SET TASK
Below is a listing; write it out exactly and drop any images from it.

DATA EXCERPT
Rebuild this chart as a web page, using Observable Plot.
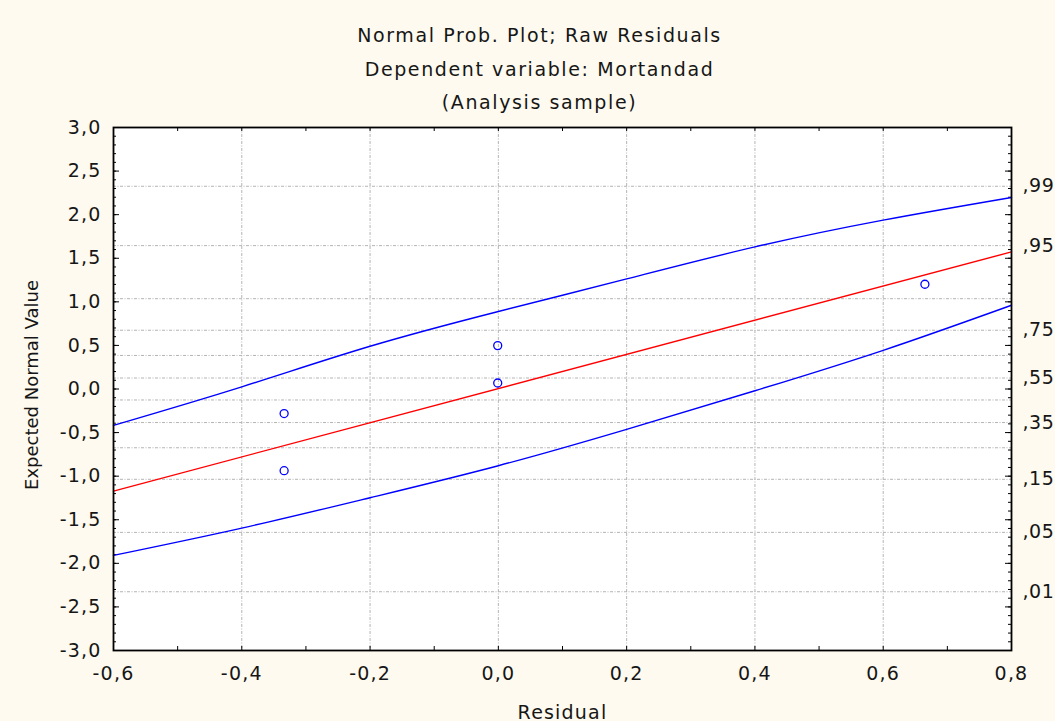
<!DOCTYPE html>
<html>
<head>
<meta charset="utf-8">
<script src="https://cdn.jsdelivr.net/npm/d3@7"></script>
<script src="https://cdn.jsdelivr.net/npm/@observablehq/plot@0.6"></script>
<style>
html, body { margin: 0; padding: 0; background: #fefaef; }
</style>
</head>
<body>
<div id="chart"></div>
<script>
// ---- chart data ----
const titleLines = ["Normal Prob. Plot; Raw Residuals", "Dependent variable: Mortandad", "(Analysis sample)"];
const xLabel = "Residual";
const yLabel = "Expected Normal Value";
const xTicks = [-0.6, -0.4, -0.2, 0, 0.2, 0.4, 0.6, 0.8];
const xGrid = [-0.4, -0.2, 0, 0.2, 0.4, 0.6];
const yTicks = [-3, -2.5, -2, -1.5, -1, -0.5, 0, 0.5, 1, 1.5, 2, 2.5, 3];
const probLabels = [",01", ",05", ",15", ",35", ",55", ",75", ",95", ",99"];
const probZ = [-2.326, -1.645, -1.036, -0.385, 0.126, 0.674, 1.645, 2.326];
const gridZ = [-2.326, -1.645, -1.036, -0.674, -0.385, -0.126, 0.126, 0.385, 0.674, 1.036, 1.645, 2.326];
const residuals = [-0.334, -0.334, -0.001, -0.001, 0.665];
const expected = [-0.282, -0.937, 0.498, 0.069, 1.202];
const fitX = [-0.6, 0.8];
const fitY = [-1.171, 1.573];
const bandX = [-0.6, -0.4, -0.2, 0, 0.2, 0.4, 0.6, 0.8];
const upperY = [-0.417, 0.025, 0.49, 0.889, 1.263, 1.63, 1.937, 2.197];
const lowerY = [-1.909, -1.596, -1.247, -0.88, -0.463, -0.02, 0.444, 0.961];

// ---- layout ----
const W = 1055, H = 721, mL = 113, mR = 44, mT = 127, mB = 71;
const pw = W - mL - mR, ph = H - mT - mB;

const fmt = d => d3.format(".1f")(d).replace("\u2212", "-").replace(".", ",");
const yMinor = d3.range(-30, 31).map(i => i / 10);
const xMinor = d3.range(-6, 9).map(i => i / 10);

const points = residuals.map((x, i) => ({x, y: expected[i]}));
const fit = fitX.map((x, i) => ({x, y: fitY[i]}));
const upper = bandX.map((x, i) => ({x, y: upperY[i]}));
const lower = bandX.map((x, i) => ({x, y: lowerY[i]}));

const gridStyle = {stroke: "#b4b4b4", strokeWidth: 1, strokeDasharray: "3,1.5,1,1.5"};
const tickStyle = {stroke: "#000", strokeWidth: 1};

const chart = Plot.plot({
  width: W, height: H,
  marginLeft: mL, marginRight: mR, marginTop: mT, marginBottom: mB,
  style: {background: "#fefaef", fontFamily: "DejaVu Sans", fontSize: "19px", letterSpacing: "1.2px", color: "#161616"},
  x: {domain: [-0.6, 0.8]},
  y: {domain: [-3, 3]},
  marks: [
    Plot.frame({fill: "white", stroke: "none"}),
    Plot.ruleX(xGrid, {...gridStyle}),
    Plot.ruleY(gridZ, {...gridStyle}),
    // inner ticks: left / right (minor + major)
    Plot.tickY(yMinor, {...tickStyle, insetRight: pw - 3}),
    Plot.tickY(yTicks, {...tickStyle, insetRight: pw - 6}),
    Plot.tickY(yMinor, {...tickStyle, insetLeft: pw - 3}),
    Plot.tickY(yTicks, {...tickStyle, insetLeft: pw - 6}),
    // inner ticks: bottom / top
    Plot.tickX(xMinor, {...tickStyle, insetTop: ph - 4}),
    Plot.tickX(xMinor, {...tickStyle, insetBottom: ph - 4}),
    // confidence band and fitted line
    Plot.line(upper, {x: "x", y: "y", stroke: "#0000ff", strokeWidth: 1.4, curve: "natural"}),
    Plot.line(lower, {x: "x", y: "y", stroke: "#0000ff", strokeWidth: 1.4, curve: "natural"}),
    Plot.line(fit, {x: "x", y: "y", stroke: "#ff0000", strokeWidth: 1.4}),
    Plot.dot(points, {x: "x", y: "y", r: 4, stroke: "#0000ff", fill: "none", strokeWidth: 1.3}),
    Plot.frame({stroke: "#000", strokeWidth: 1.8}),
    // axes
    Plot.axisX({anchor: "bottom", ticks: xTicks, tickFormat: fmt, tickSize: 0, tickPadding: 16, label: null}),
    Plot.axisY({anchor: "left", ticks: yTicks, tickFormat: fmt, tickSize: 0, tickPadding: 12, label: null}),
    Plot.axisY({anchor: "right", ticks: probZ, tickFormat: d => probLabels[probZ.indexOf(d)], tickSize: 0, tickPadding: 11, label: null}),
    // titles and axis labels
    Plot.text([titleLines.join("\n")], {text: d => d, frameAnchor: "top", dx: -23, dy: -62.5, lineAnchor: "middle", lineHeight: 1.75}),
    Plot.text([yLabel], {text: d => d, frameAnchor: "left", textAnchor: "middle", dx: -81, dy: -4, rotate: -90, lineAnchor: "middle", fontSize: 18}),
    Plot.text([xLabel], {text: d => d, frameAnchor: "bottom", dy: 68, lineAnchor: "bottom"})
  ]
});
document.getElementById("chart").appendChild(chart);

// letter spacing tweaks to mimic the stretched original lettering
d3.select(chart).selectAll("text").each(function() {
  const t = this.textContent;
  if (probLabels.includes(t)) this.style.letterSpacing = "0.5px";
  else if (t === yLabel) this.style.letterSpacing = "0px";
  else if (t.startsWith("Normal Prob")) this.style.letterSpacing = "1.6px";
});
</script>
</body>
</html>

SOLUTION FOR THIS PROBLEM
Rebuild this chart as a web page, using Observable Plot.
<!DOCTYPE html>
<html>
<head>
<meta charset="utf-8">
<script src="https://cdn.jsdelivr.net/npm/d3@7"></script>
<script src="https://cdn.jsdelivr.net/npm/@observablehq/plot@0.6"></script>
<style>
html, body { margin: 0; padding: 0; background: #fefaef; }
</style>
</head>
<body>
<div id="chart"></div>
<script>
// ---- chart data ----
const titleLines = ["Normal Prob. Plot; Raw Residuals", "Dependent variable: Mortandad", "(Analysis sample)"];
const xLabel = "Residual";
const yLabel = "Expected Normal Value";
const xTicks = [-0.6, -0.4, -0.2, 0, 0.2, 0.4, 0.6, 0.8];
const xGrid = [-0.4, -0.2, 0, 0.2, 0.4, 0.6];
const yTicks = [-3, -2.5, -2, -1.5, -1, -0.5, 0, 0.5, 1, 1.5, 2, 2.5, 3];
const probLabels = [",01", ",05", ",15", ",35", ",55", ",75", ",95", ",99"];
const probZ = [-2.326, -1.645, -1.036, -0.385, 0.126, 0.674, 1.645, 2.326];
const gridZ = [-2.326, -1.645, -1.036, -0.674, -0.385, -0.126, 0.126, 0.385, 0.674, 1.036, 1.645, 2.326];
const residuals = [-0.334, -0.334, -0.001, -0.001, 0.665];
const expected = [-0.282, -0.937, 0.498, 0.069, 1.202];
const fitX = [-0.6, 0.8];
const fitY = [-1.171, 1.573];
const bandX = [-0.6, -0.4, -0.2, 0, 0.2, 0.4, 0.6, 0.8];
const upperY = [-0.417, 0.025, 0.49, 0.889, 1.263, 1.63, 1.937, 2.197];
const lowerY = [-1.909, -1.596, -1.247, -0.88, -0.463, -0.02, 0.444, 0.961];

// ---- layout ----
const W = 1055, H = 721, mL = 113, mR = 44, mT = 127, mB = 71;
const pw = W - mL - mR, ph = H - mT - mB;

const fmt = d => d3.format(".1f")(d).replace("\u2212", "-").replace(".", ",");
const yMinor = d3.range(-30, 31).map(i => i / 10);
const xMinor = d3.range(-6, 9).map(i => i / 10);

const points = residuals.map((x, i) => ({x, y: expected[i]}));
const fit = fitX.map((x, i) => ({x, y: fitY[i]}));
const upper = bandX.map((x, i) => ({x, y: upperY[i]}));
const lower = bandX.map((x, i) => ({x, y: lowerY[i]}));

const gridStyle = {stroke: "#b4b4b4", strokeWidth: 1, strokeDasharray: "3,1.5,1,1.5"};
const tickStyle = {stroke: "#000", strokeWidth: 1};

const chart = Plot.plot({
  width: W, height: H,
  marginLeft: mL, marginRight: mR, marginTop: mT, marginBottom: mB,
  style: {background: "#fefaef", fontFamily: "DejaVu Sans", fontSize: "19px", letterSpacing: "1.2px", color: "#161616"},
  x: {domain: [-0.6, 0.8]},
  y: {domain: [-3, 3]},
  marks: [
    Plot.frame({fill: "white", stroke: "none"}),
    Plot.ruleX(xGrid, {...gridStyle}),
    Plot.ruleY(gridZ, {...gridStyle}),
    // inner ticks: left / right (minor + major)
    Plot.tickY(yMinor, {...tickStyle, insetRight: pw - 3}),
    Plot.tickY(yTicks, {...tickStyle, insetRight: pw - 6}),
    Plot.tickY(yMinor, {...tickStyle, insetLeft: pw - 3}),
    Plot.tickY(yTicks, {...tickStyle, insetLeft: pw - 6}),
    // inner ticks: bottom / top
    Plot.tickX(xMinor, {...tickStyle, insetTop: ph - 4}),
    Plot.tickX(xMinor, {...tickStyle, insetBottom: ph - 4}),
    // confidence band and fitted line
    Plot.line(upper, {x: "x", y: "y", stroke: "#0000ff", strokeWidth: 1.4, curve: "natural"}),
    Plot.line(lower, {x: "x", y: "y", stroke: "#0000ff", strokeWidth: 1.4, curve: "natural"}),
    Plot.line(fit, {x: "x", y: "y", stroke: "#ff0000", strokeWidth: 1.4}),
    Plot.dot(points, {x: "x", y: "y", r: 4, stroke: "#0000ff", fill: "none", strokeWidth: 1.3}),
    Plot.frame({stroke: "#000", strokeWidth: 1.8}),
    // axes
    Plot.axisX({anchor: "bottom", ticks: xTicks, tickFormat: fmt, tickSize: 0, tickPadding: 16, label: null}),
    Plot.axisY({anchor: "left", ticks: yTicks, tickFormat: fmt, tickSize: 0, tickPadding: 12, label: null}),
    Plot.axisY({anchor: "right", ticks: probZ, tickFormat: d => probLabels[probZ.indexOf(d)], tickSize: 0, tickPadding: 11, label: null}),
    // titles and axis labels
    Plot.text([titleLines.join("\n")], {text: d => d, frameAnchor: "top", dx: -23, dy: -62.5, lineAnchor: "middle", lineHeight: 1.75}),
    Plot.text([yLabel], {text: d => d, frameAnchor: "left", textAnchor: "middle", dx: -81, dy: -4, rotate: -90, lineAnchor: "middle", fontSize: 18}),
    Plot.text([xLabel], {text: d => d, frameAnchor: "bottom", dy: 68, lineAnchor: "bottom"})
  ]
});
document.getElementById("chart").appendChild(chart);

// letter spacing tweaks to mimic the stretched original lettering
d3.select(chart).selectAll("text").each(function() {
  const t = this.textContent;
  if (probLabels.includes(t)) this.style.letterSpacing = "0.5px";
  else if (t === yLabel) this.style.letterSpacing = "0px";
  else if (t.startsWith("Normal Prob")) this.style.letterSpacing = "1.6px";
});
</script>
</body>
</html>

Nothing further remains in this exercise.